Suggesting meditation to help dealing with COVID-19 is regarded as “use of a xie jiao” and punished with heavy prison terms.
by Yang Feng

Many religious movements try to offer help in the global pandemic crisis. Not surprisingly, in addition to providing free masks or disinfectants, they also offer spiritual advice on how to deal with the loneliness and anguish many experience. Some religious groups are health-oriented, and believe that traditional medicine or meditation may help boost the immune system, and also improve the morale and reduce the fear of death, which in turn has both psychological and physical negative consequences. These practices are not intended to replace medical care, but religious practitioners believe they may help.
During the COVID-19 epidemic, Falun Gong proposes a from of meditation accompanied by the recitation of the “nine true words,” i.e., the words corresponding to the nine Chinese characters: “Fa-Lun Da-Fa Hao” and “Zhen-Shan-Ren Hao” (法輪大法好, 真善忍好). Their meaning respectively is “Falun Dafa is great” and “Truthfulness, Compassion, and Forbearance are good,” but as it happens in other religious practices, repeating the same words within a meditative context is regarded as more important than their meaning. Falun Gong practitioners report they derive great benefits from this practice, and the meditation even helped some who had tested positive to COVID-19. Others may remain skeptical. However, promoting the recitation of the “nine true words” and meditation would not be regarded as a crime in any democratic country. On the contrary, everything that can improve the population’s morale during the COVID-19 crisis should be assessed positively.
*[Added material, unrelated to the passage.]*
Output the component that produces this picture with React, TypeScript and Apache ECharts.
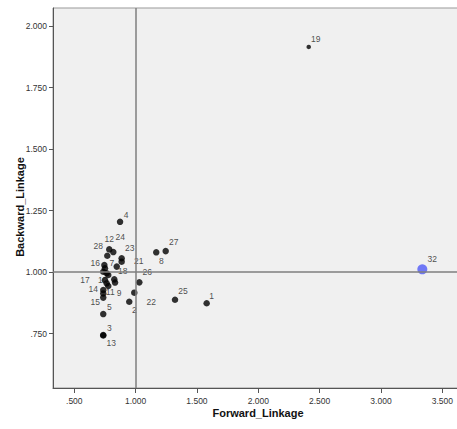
import React, { useEffect, useRef } from "react";
import * as echarts from "echarts";

// ---- data ----
const ids = [1, 2, 3, 4, 5, 6, 7, 8, 9, 10, 11, 12, 13, 14, 15, 16, 17, 18, 19, 20, 21, 22, 23, 24, 25, 26, 27, 28, 29, 30, 31, 32];
const forwardLinkage = [1.579, 0.948, 0.736, 0.873, 0.736, 0.736, 0.750, 1.168, 0.832, 0.764, 0.736, 0.785, 0.736, 0.736, 0.736, 0.745, 0.750, 0.846, 2.411, 0.764, 0.886, 0.989, 0.886, 0.818, 1.321, 1.030, 1.245, 0.769, 0.777, 0.826, 0.777, 3.337];
const backwardLinkage = [0.873, 0.879, 0.744, 1.204, 0.829, 1.001, 1.015, 1.080, 0.957, 0.954, 0.913, 1.092, 0.742, 0.927, 0.896, 1.028, 0.967, 1.022, 1.915, 0.995, 1.042, 0.916, 1.056, 1.081, 0.887, 0.958, 1.085, 1.066, 0.988, 0.970, 0.943, 1.011];
const xTicks = [0.5, 1.0, 1.5, 2.0, 2.5, 3.0, 3.5];
const yTicks = [0.75, 1.0, 1.25, 1.5, 1.75, 2.0];
const referenceX = 1.0;
const referenceY = 1.0;
const xTitle = "Forward_Linkage";
const yTitle = "Backward_Linkage";

// ---- styling (label offsets in px, sizes, colours) ----
const labelOffsets: Record<number, [number, number]> = {
  1: [5, -7], 2: [5, 8], 3: [6, -7], 4: [6, -7], 5: [6, -7], 7: [7, -5], 8: [5, 9],
  9: [4, 10], 10: [-4, -3], 11: [7, -1], 12: [0, -10], 13: [8, 8], 14: [-10, -1],
  15: [-8, 4], 16: [-9, -2], 17: [-20, 0], 18: [6, 4], 19: [7, -8], 21: [17, -1],
  22: [17, 9], 23: [8, -10], 24: [7, -15], 25: [8, -9], 26: [8, -10], 27: [8, -9],
  28: [-9, -10], 32: [10, -10],
};
const symbolSizes: Record<number, number> = { 19: 4.5, 32: 10 };
const symbolColors: Record<number, string> = { 32: "#505AF8" };

const fmt = (v: number) => {
  const s = v.toFixed(3);
  return s.startsWith("0") ? s.slice(1) : s;
};

const FONT = "Arial, 'Liberation Sans', sans-serif";

export default function App() {
  const ref = useRef<HTMLDivElement>(null);
  useEffect(() => {
    if (!ref.current) return;
    const chart = echarts.init(ref.current, undefined, { renderer: "svg" });
    const data = ids.map((id, i) => {
      const off = labelOffsets[id];
      return {
        value: [forwardLinkage[i], backwardLinkage[i]],
        name: String(id),
        symbolSize: symbolSizes[id] ?? 6.5,
        itemStyle: { color: symbolColors[id] ?? "#000000" },
        label: off
          ? {
              show: true,
              position: "inside",
              offset: off,
              color: "#222222",
              textBorderWidth: 0,
              textBorderColor: "transparent",
            }
          : { show: false },
      };
    });
    chart.setOption({
      animation: false,
      backgroundColor: "#ffffff",
      textStyle: { fontFamily: FONT },
      grid: {
        left: 53,
        right: -2,
        top: 8,
        bottom: 41,
        show: true,
        backgroundColor: "#F0F0F0",
        borderColor: "#999999",
        borderWidth: 1,
        containLabel: false,
        outerBoundsMode: "none",
      },
      xAxis: {
        type: "value",
        min: 0.3264,
        max: 3.636,
        axisLine: { show: true, lineStyle: { color: "#555555", width: 1 } },
        axisTick: { show: true, length: 5, customValues: xTicks, lineStyle: { color: "#555555" } },
        axisLabel: {
          customValues: xTicks,
          formatter: (v: number) => fmt(v),
          fontSize: 8.5,
          color: "#333333",
          margin: 8,
        },
        splitLine: { show: false },
      },
      yAxis: {
        type: "value",
        min: 0.5285,
        max: 2.0732,
        axisLine: { show: true, lineStyle: { color: "#555555", width: 1 } },
        axisTick: { show: true, length: 4, customValues: yTicks, lineStyle: { color: "#555555" } },
        axisLabel: {
          customValues: yTicks,
          formatter: (v: number) => fmt(v),
          fontSize: 8.5,
          color: "#333333",
          margin: 6,
        },
        splitLine: { show: false },
      },
      graphic: [
        {
          type: "text",
          x: 258,
          y: 413,
          style: {
            text: xTitle,
            fontSize: 11,
            fontWeight: "bold",
            fill: "#111111",
            align: "center",
            verticalAlign: "middle",
            fontFamily: FONT,
          },
        },
        {
          type: "text",
          x: 20,
          y: 207,
          rotation: Math.PI / 2,
          style: {
            text: yTitle,
            fontSize: 11,
            fontWeight: "bold",
            fill: "#111111",
            align: "center",
            verticalAlign: "middle",
            fontFamily: FONT,
          },
        },
      ],
      series: [
        {
          type: "line",
          data: [],
          z: 1,
          silent: true,
          markLine: {
            silent: true,
            symbol: ["none", "none"],
            label: { show: false },
            lineStyle: { color: "#7F7F7F", width: 1.5, type: "solid" },
            data: [{ xAxis: referenceX }, { yAxis: referenceY }],
          },
        },
        {
          type: "scatter",
          z: 3,
          data,
          label: {
            show: true,
            formatter: "{b}",
            fontSize: 8.5,
            color: "#222222",
            align: "center",
            verticalAlign: "middle",
          },
        },
      ],
    });
    return () => chart.dispose();
  }, []);
  return (
    <div
      ref={ref}
      style={{ position: "fixed", left: 0, top: 0, width: 457, height: 429 }}
    />
  );
}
This is not the case in China. Bitter Winter has learned that the State Security structure that succeeded the anti-xie-jiao Office 610 is extremely concerned with the widespread success of the “nine true words” meditation throughout the country, and has set up a special task force to deal with it. It is also a good example of the extensive use of Article 300 of the Chinese Criminal Code, punishing those who “use a xie jiao,” i.e., a banned religious group, “to undermine the enforcement of law.” Practicing and teaching the “nine true words” meditation has been declared a case of “use of a xie jiao to undermine the enforcement of law.” Courts are issuing the first decisions based on this principle.
On February 23, 2021, the People’s Court of Duji District, in the prefecture-level city of Huaibei, in northern Anhui Province, sentenced Falun Gong practitioners Bo Fanglu and Mao Yutian, who had been accusing of promoting the “nine true words” meditation to those concerned with COVID-19. Bo was sentenced to four years in prison and a fine of RMB 10,000 and Mao, who was “persuaded” to cooperate with the police after arrest and testified against Bo, escaped with a suspended sentence of one year in prison and a fine of RMB 2,000.
Actually, the investigation had started with Mao, in whose home the Huaibei Public Security Bureau found 266 leaflets about the “nine true words” meditation. Mao cracked under the police interrogatory, and denounced Bo as the person who had provided the leaflets.
Bo was not unknown to the police, having been already identified as a Falun Gong practitioner and sentenced in 2009 to a jail term of two years. The police raided Bo’s two apartments, and found another 209 copies of the “nine true words” brochure. As a recidivist, Bo got a heavier penalty. The Huaibei decision confirms once again that Article 300 is not used to punish “crimes,” as the CCP often claims, but the most basic activities through which men and women live their own spiritual paths, and try to help others. Even promoting meditation is regarded as “using a xie jiao to undermine the enforcement of the law.”